Sampling real algebraic varieties for topological data analysis

Parker Edwards1, Emilie Dufresne2, Heather Harrington3, Jonathan D. Hauenstein4
1University of Florida, United States of America, 2University of York, 3University of Oxford, 4University of Notre Dame

I will discuss an adaptive algorithm for finding provably dense samples of points on a real algebraic variety given the variety's defining polynomials as input. Our algorithm utilizes methods from numerical algebraic geometry to give formal guarantees about the density of the sampling and it also employs geometric heuristics to reduce the size of the sample. As persistent homology methods consume significant computational resources that scale poorly in the number of sample points, our sampling minimization makes applying these methods more feasible.
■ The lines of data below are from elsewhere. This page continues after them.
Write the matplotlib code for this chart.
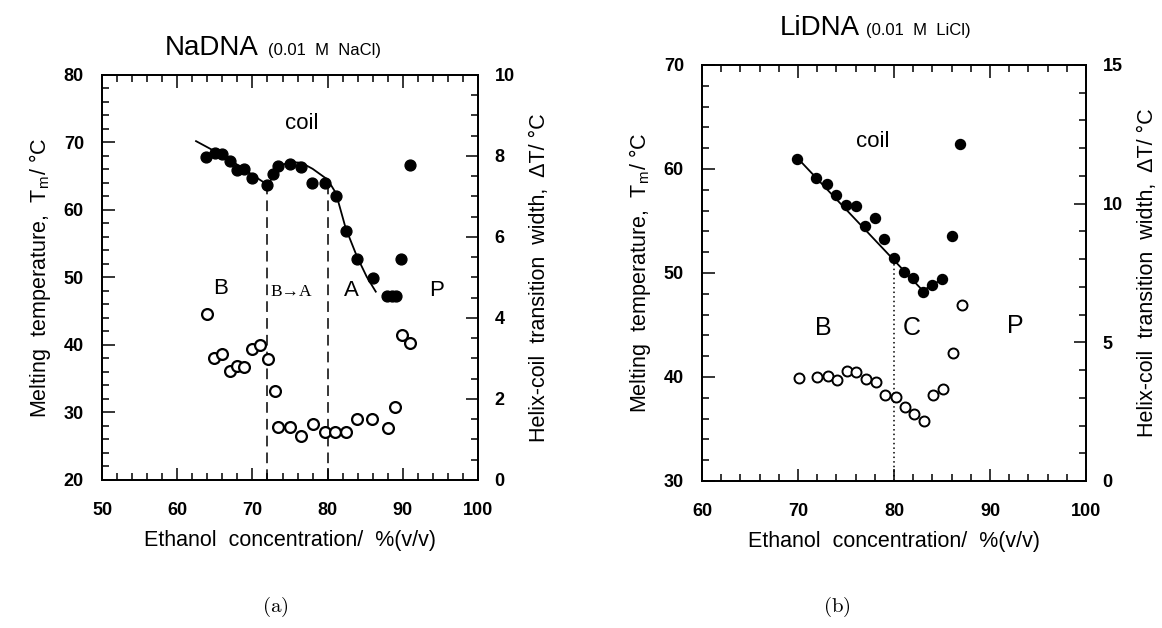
import matplotlib
matplotlib.use("Agg")
import matplotlib.pyplot as plt
from matplotlib.ticker import MultipleLocator

plt.rcParams["font.family"] = ["Liberation Sans", "DejaVu Sans"]
plt.rcParams["mathtext.fontset"] = "cm"

# ── NaDNA (0.01 M NaCl) ────────────────────────────────────────────────────
na_tm_x = [63.8, 65.0, 65.9, 67.0, 67.9, 68.9, 70.0, 72.0, 72.8, 73.4, 75.0,
           76.5, 77.9, 79.6, 81.1, 82.4, 83.9, 86.0, 87.9, 88.5, 89.1, 89.8, 91.0]
na_tm_y = [67.8, 68.4, 68.3, 67.3, 65.9, 66.0, 64.8, 63.7, 65.4, 66.5, 66.8,
           66.4, 64.0, 64.0, 62.1, 56.9, 52.7, 49.9, 47.3, 47.3, 47.3, 52.7, 66.7]

na_fit_x = [62.5, 64.0, 66.0, 68.0, 70.0, 71.5, 72.2, 73.2, 74.0, 75.0, 76.5,
            78.0, 79.0, 80.0, 81.1, 82.4, 83.9, 85.2, 86.4]
na_fit_y = [70.2, 69.3, 68.1, 66.7, 65.2, 64.1, 64.0, 65.8, 66.7, 67.1, 67.0,
            66.1, 65.3, 64.5, 62.5, 57.3, 53.1, 50.1, 47.9]

na_dt_x = [63.9, 64.9, 66.0, 67.0, 67.9, 68.9, 70.0, 71.0, 72.1, 73.0, 73.4,
           75.0, 76.5, 78.0, 79.6, 81.0, 82.4, 83.9, 85.9, 88.0, 88.9, 89.9, 91.0]
na_dt_y = [4.10, 3.02, 3.10, 2.69, 2.81, 2.80, 3.23, 3.33, 2.99, 2.20, 1.30,
           1.30, 1.09, 1.38, 1.18, 1.18, 1.18, 1.50, 1.50, 1.29, 1.79, 3.58, 3.37]

na_bounds = [72, 80]
na_bounds_top = [63.7, 64.8]

# ── LiDNA (0.01 M LiCl) ────────────────────────────────────────────────────
li_tm_x = [69.9, 71.9, 73.0, 74.0, 75.0, 76.0, 77.0, 78.0, 79.0, 80.0, 81.0,
           82.0, 83.0, 84.0, 85.0, 86.0, 86.9]
li_tm_y = [61.0, 59.1, 58.6, 57.5, 56.5, 56.4, 54.5, 55.3, 53.3, 51.4, 50.1,
           49.5, 48.2, 48.8, 49.4, 53.6, 62.4]

li_fit_x = [69.9, 83.0, 85.0]
li_fit_y = [61.1, 48.3, 49.4]

li_dt_x = [70.1, 72.0, 73.1, 74.1, 75.1, 76.0, 77.1, 78.1, 79.1, 80.2, 81.1,
           82.1, 83.1, 84.1, 85.1, 86.1, 87.1]
li_dt_y = [3.70, 3.74, 3.80, 3.64, 3.98, 3.94, 3.68, 3.56, 3.10, 3.04, 2.66,
           2.42, 2.18, 3.10, 3.32, 4.60, 6.35]

li_bound = 80
li_bound_top = 51.0

XLABEL = "Ethanol  concentration/  %(v/v)"
TM_LABEL = r"Melting  temperature,  T$_\mathregular{m}$/ °C"
DT_LABEL = "Helix-coil  transition  width,  ΔT/ °C"


def style_axes(ax, axr, xmaj, ymaj, ymin, rmaj, rmin):
    for a in (ax, axr):
        for sp in a.spines.values():
            sp.set_linewidth(1.3)
    ax.xaxis.set_major_locator(MultipleLocator(xmaj))
    ax.xaxis.set_minor_locator(MultipleLocator(2))
    ax.yaxis.set_major_locator(MultipleLocator(ymaj))
    ax.yaxis.set_minor_locator(MultipleLocator(ymin))
    axr.yaxis.set_major_locator(MultipleLocator(rmaj))
    axr.yaxis.set_minor_locator(MultipleLocator(rmin))
    ax.tick_params(which="both", direction="in", top=True, right=False,
                   labelsize=13, pad=13, width=1.1)
    ax.tick_params(axis="x", pad=16)
    axr.tick_params(which="both", direction="in", labelsize=13, pad=12,
                    width=1.1)
    for a in (ax, axr):
        a.tick_params(which="major", length=9)
        a.tick_params(which="minor", length=5)
    for lbl in ax.get_xticklabels() + ax.get_yticklabels() + axr.get_yticklabels():
        lbl.set_fontweight("bold")
    ax.set_xlabel(XLABEL, fontsize=15.5, labelpad=8)
    ax.set_ylabel(TM_LABEL, fontsize=15.5, labelpad=8)
    axr.set_ylabel(DT_LABEL, fontsize=15.5, labelpad=10)


fig = plt.figure(figsize=(11.62, 6.28), dpi=100, facecolor="white")

# ── panel (a) ──
ax1 = fig.add_axes([0.0878, 0.2357, 0.3236, 0.6449])
ax1r = ax1.twinx()
ax1.set_xlim(50, 100)
ax1.set_ylim(20, 80)
ax1r.set_ylim(0, 10)

ax1.plot(na_fit_x, na_fit_y, color="black", lw=1.3, zorder=2)
ax1.plot(na_tm_x, na_tm_y, "o", color="black", ms=7.8, zorder=3)
ax1r.plot(na_dt_x, na_dt_y, "o", mfc="white", mec="black", mew=1.6, ms=7.8)
for xb, yt in zip(na_bounds, na_bounds_top):
    ax1.plot([xb, xb], [20, yt], color="black", lw=1.1,
             ls=(0, (7, 4)), zorder=1)

ax1.text(76.5, 72.8, "coil", fontsize=16, ha="center", va="center")
ax1.text(65.7, 48.3, "B", fontsize=16, ha="center", va="center")
ax1.text(75.2, 47.9, "B→A", fontsize=12.5, ha="center", va="center",
         family=["Liberation Serif", "DejaVu Serif"])
ax1.text(83.1, 48.0, "A", fontsize=16, ha="center", va="center")
ax1.text(94.5, 48.1, "P", fontsize=16, ha="center", va="center")
style_axes(ax1, ax1r, 10, 10, 2, 2, 0.5)

# ── panel (b) ──
ax2 = fig.add_axes([0.6041, 0.2341, 0.3305, 0.6624])
ax2r = ax2.twinx()
ax2.set_xlim(60, 100)
ax2.set_ylim(30, 70)
ax2r.set_ylim(0, 15)

ax2.plot(li_fit_x, li_fit_y, color="black", lw=1.3, zorder=2)
ax2.plot(li_tm_x, li_tm_y, "o", color="black", ms=7.2, zorder=3)
ax2r.plot(li_dt_x, li_dt_y, "o", mfc="white", mec="black", mew=1.4, ms=7.2)
ax2.plot([li_bound, li_bound], [30, li_bound_top], color="black", lw=1.1,
         ls=(0, (1, 2)), zorder=1)

ax2.text(77.8, 62.6, "coil", fontsize=16, ha="center", va="center")
ax2.text(72.6, 44.7, "B", fontsize=18, ha="center", va="center")
ax2.text(81.9, 44.7, "C", fontsize=18, ha="center", va="center")
ax2.text(92.6, 44.9, "P", fontsize=18, ha="center", va="center")
style_axes(ax2, ax2r, 10, 10, 2, 5, 1)

# ── titles and sub-captions ──
fig.text(165 / 1162, 1 - 55 / 628, "NaDNA", fontsize=20, va="baseline")
fig.text(268 / 1162, 1 - 55 / 628, "(0.01  M  NaCl)", fontsize=12,
         va="baseline")
fig.text(780 / 1162, 1 - 35 / 628, "LiDNA", fontsize=20, va="baseline")
fig.text(866 / 1162, 1 - 35 / 628, "(0.01  M  LiCl)", fontsize=12,
         va="baseline")
fig.text(275 / 1162, 1 - 607 / 628, r"$\mathrm{(a)}$", fontsize=15,
         ha="center", va="center")
fig.text(837 / 1162, 1 - 607 / 628, r"$\mathrm{(b)}$", fontsize=15,
         ha="center", va="center")

fig.savefig("out.png", dpi=100, facecolor="white")
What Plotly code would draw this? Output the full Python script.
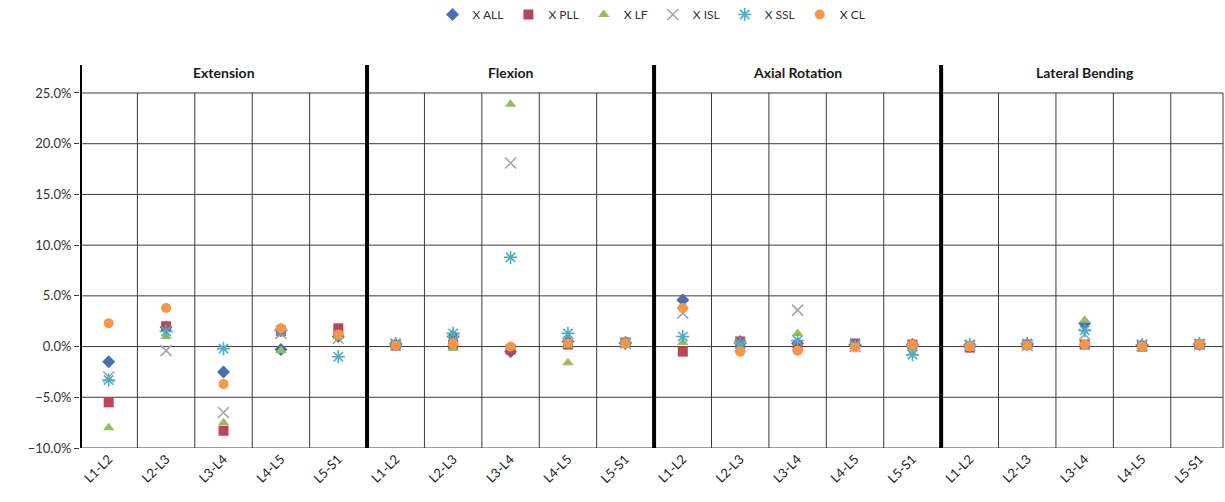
import plotly.graph_objects as go

motions = ["Extension", "Flexion", "Axial Rotation", "Lateral Bending"]
levels = ["L1-L2", "L2-L3", "L3-L4", "L4-L5", "L5-S1"]
categories = [lv for _ in motions for lv in levels]

# values in % (Extension, Flexion, Axial Rotation, Lateral Bending; 5 levels each)
x_all = [-1.5, 1.9, -2.5, -0.3, 1.0,
         0.2, 1.0, -0.5, 0.5, 0.3,
         4.6, 0.5, 0.3, 0.1, 0.2,
         0.0, 0.2, 2.3, 0.1, 0.2]
x_pll = [-5.5, 2.0, -8.3, 1.5, 1.8,
         0.1, 0.2, -0.3, 0.2, 0.4,
         -0.5, 0.5, 0.0, 0.3, 0.2,
         -0.1, 0.2, 0.2, 0.0, 0.2]
x_lf = [-8.0, 1.0, -7.5, -0.4, 1.0,
        0.0, -0.2, 23.9, -1.6, 0.3,
        0.4, 0.0, 1.3, 0.0, -0.2,
        -0.2, 0.0, 2.6, 0.0, 0.1]
x_isl = [-3.0, -0.4, -6.5, 1.3, 0.8,
         0.2, 0.6, 18.1, 0.3, 0.3,
         3.3, 0.0, 3.6, 0.0, -0.4,
         0.1, 0.1, 1.2, 0.1, 0.2]
x_ssl = [-3.3, 1.5, -0.2, 1.6, -1.0,
         0.3, 1.3, 8.8, 1.3, 0.4,
         1.0, 0.3, 0.6, 0.2, -0.8,
         0.2, 0.3, 1.6, 0.2, 0.3]
x_cl = [2.3, 3.8, -3.7, 1.8, 1.2,
        0.1, 0.3, 0.0, 0.3, 0.3,
        3.8, -0.5, -0.4, -0.1, 0.2,
        0.0, 0.1, 0.2, 0.0, 0.2]

y_ticks = [-10, -5, 0, 5, 10, 15, 20, 25]
xs = list(range(len(categories)))

series = [
    ("X ALL", x_all, "diamond", "#4A6FAF", None),
    ("X PLL", x_pll, "square", "#BE4459", None),
    ("X LF", x_lf, "triangle-up", "#9BBB59", None),
    ("X ISL", x_isl, "x-thin-open", "#A6A6A6", 1.6),
    ("X SSL", x_ssl, "asterisk-open", "#4BACC6", 1.6),
    ("X CL", x_cl, "circle", "#F79646", None),
]

fig = go.Figure()
for name, vals, sym, col, lw in series:
    marker = dict(symbol=sym, size=10, color=col)
    if lw:
        marker["line"] = dict(color=col, width=lw)
        marker["size"] = 11
    fig.add_trace(go.Scatter(x=xs, y=[v / 100 for v in vals], mode="markers",
                             name=name, marker=marker))

shapes = []
n = len(categories)
# white band over the top edge of the plot area
shapes.append(dict(type="rect", xref="paper", yref="paper", x0=-0.01, x1=1.01,
                   y0=0.97, y1=1.05, fillcolor="white", line=dict(width=0)))
for t in y_ticks:
    shapes.append(dict(type="line", xref="paper", yref="y", x0=0, x1=1,
                       y0=t / 100, y1=t / 100, layer="below",
                       line=dict(color="#3a3a3a", width=1)))
for i in range(n):
    b = i - 0.5
    if i % 5 == 0:
        shapes.append(dict(type="line", xref="x", yref="paper", x0=b, x1=b,
                           y0=0, y1=1, line=dict(color="black", width=4)))
    else:
        shapes.append(dict(type="line", xref="x", yref="y", x0=b, x1=b,
                           y0=-0.10, y1=0.25, layer="below",
                           line=dict(color="#3a3a3a", width=1)))
shapes.append(dict(type="line", xref="paper", yref="y", x0=1, x1=1,
                   y0=-0.10, y1=0.25, line=dict(color="#3a3a3a", width=1)))

annotations = []
for k, m in enumerate(motions):
    annotations.append(dict(x=k * 5 + 2, y=0.27, xref="x", yref="y", text="<b>" + m + "</b>",
                            showarrow=False, font=dict(size=14, color="#1a1a1a", family="Lato")))

fig.update_layout(
    width=1225, height=502,
    margin=dict(l=80, r=2, t=65, b=54),
    plot_bgcolor="white", paper_bgcolor="white",
    font=dict(family="Lato", size=13, color="#222222"),
    showlegend=True,
    legend=dict(orientation="h", x=0.5, xanchor="center", xref="paper",
                y=1.0, yanchor="top", yref="container",
                font=dict(size=12, color="#333333"), itemwidth=30,
                tracegroupgap=0, bgcolor="rgba(0,0,0,0)"),
    shapes=shapes,
    annotations=annotations,
    xaxis=dict(range=[-0.5, n - 0.59], tickmode="array", tickvals=xs, ticktext=categories,
               tickangle=-45, showgrid=False, zeroline=False, showline=False,
               ticks="", tickfont=dict(size=13, color="#222222")),
    yaxis=dict(range=[-0.10, 0.2776], tickmode="array", tickvals=[v / 100 for v in y_ticks],
               tickformat=".1%", showgrid=False,
               zeroline=False, showline=False, ticks="outside", ticklen=5,
               tickcolor="#3a3a3a", tickfont=dict(size=13, color="#333333")),
)

fig.write_html("out.html")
I will also present results of applying persistent homology to point samples generated by an implementation of the algorithm.

 

How wild is the homological clustering problem?

Ulrich Bauer
TU Munich, Germany

Connected components form the basis of many clustering methods, often requiring a choice of two parameters (geometric scale and density). Applying 0th homology yields a diagram of vector spaces reflecting the connected components, with surjections in the scale parameter direction. This motivates the study of the parameter landscape by means of quiver representations: indecomposable summands can be interpreted as topological features. We identify all cases where the set of possible indecomposables has a simple classification (finite type or tame). The result is obtained using tilting theory and a novel equivalence theorem on cotorsion-torsion triples, whose development has been motivated by the clustering problem.

 

Learning elliptic curves

Daniele Agostini
Humboldt-Universitaet zu Berlin

Elliptic curves are all homeomorphic as topological spaces, more precisely, they are all real tori of dimension two. However, they carry infinitely many different complex structures. The topological structure can be detected easily by the tools of persistent homology, but can we also recover the complex structure? In other words, can we "learn" an elliptic curve from data? In my talk I would like to address this question.